Kann das österreichische Gesundheitssystem ein Vorbild für Deutschland sein? Dieser Frage gehen drei Studierende der OTH Regensburg nach. Sie absolvieren derzeit ein Auslandspraktikum an den Landeskrankenhäusern Innsbruck und Hall in Tirol. Prof. Dr. Dorothea Thieme, die als Praxisbeauftragte für den Bachelorstudiengang Pflege die Studierenden während ihrer Praxiseinsätze betreut, machte sich jüngst in Österreich selbst ein Bild von der Arbeitsstätte ihrer Schützlinge.
Die Studierenden erzählten begeistert von ihren Erfahrungen. Wie in Deutschland, ist auch in Österreich der Pflegefachkräftemangel ein großes Thema. Es werde jedoch anders damit umgegangen. „Durch eine vorzeitige Bettensperre bei krankheitsbedingten Ausfällen, fangen die Mitarbeiterinnen und Mitarbeiter hier keine zusätzliche Arbeit auf. In den Tiroler Kliniken wird mehr Wert auf interdisziplinäre Zusammenarbeit gelegt, vom Praktikanten bis zur Servicekraft, werden alle Meinungen mit einbezogen und evaluiert“, sagt die Pflegestudentin Jasmin Klesse.
Fast eineinhalb Jahre bereiteten sich Jasmin Klesse, Tobias Bender und Hanna Zingerle auf das Praktikum vor. Denn der Abstecher ins Ausland stand kurz auf der Kippe, wie Prof. Dr. Thieme berichtet: „Das Pflegestudiumstärkungsgesetz, das zum 1. Januar 2024 in Kraft getreten ist, soll durch die Festanstellung der Studierenden und einer monatlichen Vergütung das Pflegestudium für junge Menschen attraktiver gestalten. Jedoch waren nun plötzlich neue, vertragliche Regelungen nötig, die kurzfristig umgesetzt werden mussten.“ Gemeinsam mit den Verantwortlichen der Tiroler Klinken, der Uniklinik Regensburg als praktischem Ausbildungsträger der drei Studierenden und viel Geduld sei es aber dann doch gelungen, die Studierenden in das lang ersehnte Auslandspraktikum zu entsenden.

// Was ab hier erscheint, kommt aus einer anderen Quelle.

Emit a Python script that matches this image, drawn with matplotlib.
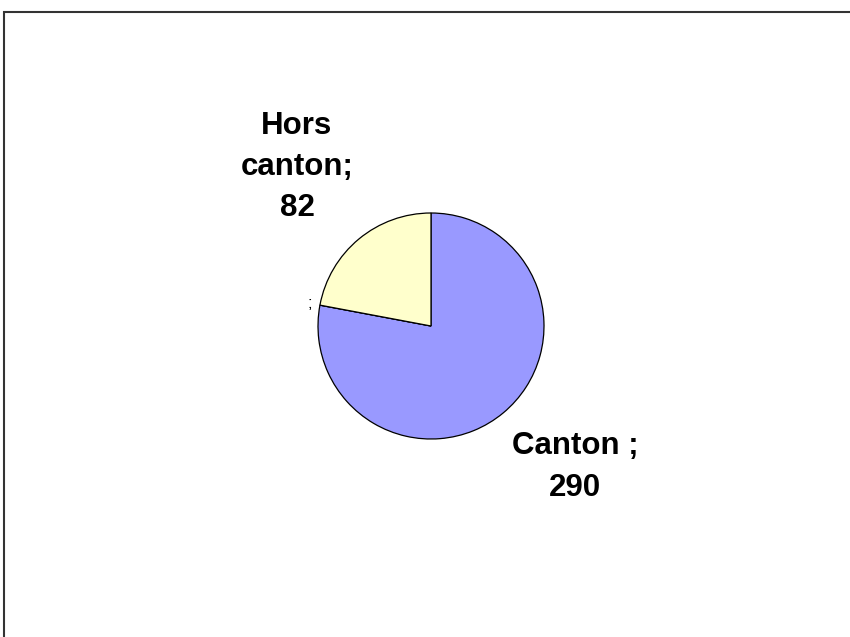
import numpy as np
import matplotlib
matplotlib.use("Agg")
import matplotlib.pyplot as plt
from matplotlib.patches import Rectangle

# === Données ===
categories = ["Canton", "", "Hors canton"]
valeurs = [290, 0, 82]
etiquettes = ["Canton ;\n290", ";", "Hors\ncanton;\n82"]
couleurs = ["#9999FF", "#FFFFFF", "#FFFFCC"]

# === Figure en coordonnées pixels ===
W, H = 850, 637
fig = plt.figure(figsize=(W / 100, H / 100), dpi=100)
ax = fig.add_axes([0, 0, 1, 1])

centre = (431, H - 326)
rayon = 113

wedges, _ = ax.pie(valeurs, colors=couleurs, startangle=90, counterclock=False,
                   center=centre, radius=rayon,
                   wedgeprops=dict(edgecolor="black", linewidth=0.9))

ax.set_xlim(0, W)
ax.set_ylim(0, H)
ax.set_aspect("equal")
ax.axis("off")

# positions des étiquettes (pixels de l'image, y vers le bas)
pos_etiq = [(575, 467), (310, 304), (297, 167)]
tailles = [22.5, 12, 22.5]
graisses = ["bold", "normal", "bold"]
for lab, (x, y), t, g in zip(etiquettes, pos_etiq, tailles, graisses):
    ax.text(x, H - y, lab, ha="center", va="center", fontsize=t, fontweight=g,
            family="Liberation Sans", linespacing=1.48)

# cadre du graphique
ax.add_patch(Rectangle((4.5, -20), 900, H - 11.5 + 20, fill=False,
                       edgecolor="#333333", linewidth=1.5, clip_on=False))

fig.savefig("out.png", dpi=100)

Inzwischen haben sich die Studierenden einen persönlichen Eindruck des österreichischen Gesundheitssystems verschafft und kehren mit wertvollen, praxisorientierten Ideen zurück nach Deutschland. „Hier in Österreich habe ich während meines Praktikums viel dazulernen dürfen und eigenständiges Arbeiten sowie Verantwortung übernehmen gelernt. Dies möchte ich so auch in Deutschland weitergeben und den Pflegeberuf somit wieder attraktiver gestalten“, sagt Studentin Hanna Zingerle. Besonders heben die drei Studierenden das Schichtmodell hervor: Statt eines klassischen Drei-Schicht-Modells wie in Deutschland, arbeiten die österreichischen Pflegekräfte zwölf Stunden. Eine Vier-Tage-Woche wird angestrebt, um die Balance zwischen Vergütung und Arbeitsbedingungen zu optimieren.
Prof. Dr. Dorothea Thieme tauschte sich bei ihrem Besuch in Österreich selbst mit den Verantwortlichen der Pflegedirektion und der leitenden Stationsschwester zu den Themen Akademisierung in der Pflege, Arbeitszeitmodelle, Schichtarbeit und interdisziplinäre Zusammenarbeit aus. Thieme ist zudem bereits in Kontakt mit weiteren internationalen Kooperationspartnerinnen und -partnern in der Schweiz sowie im skandinavischen Raum.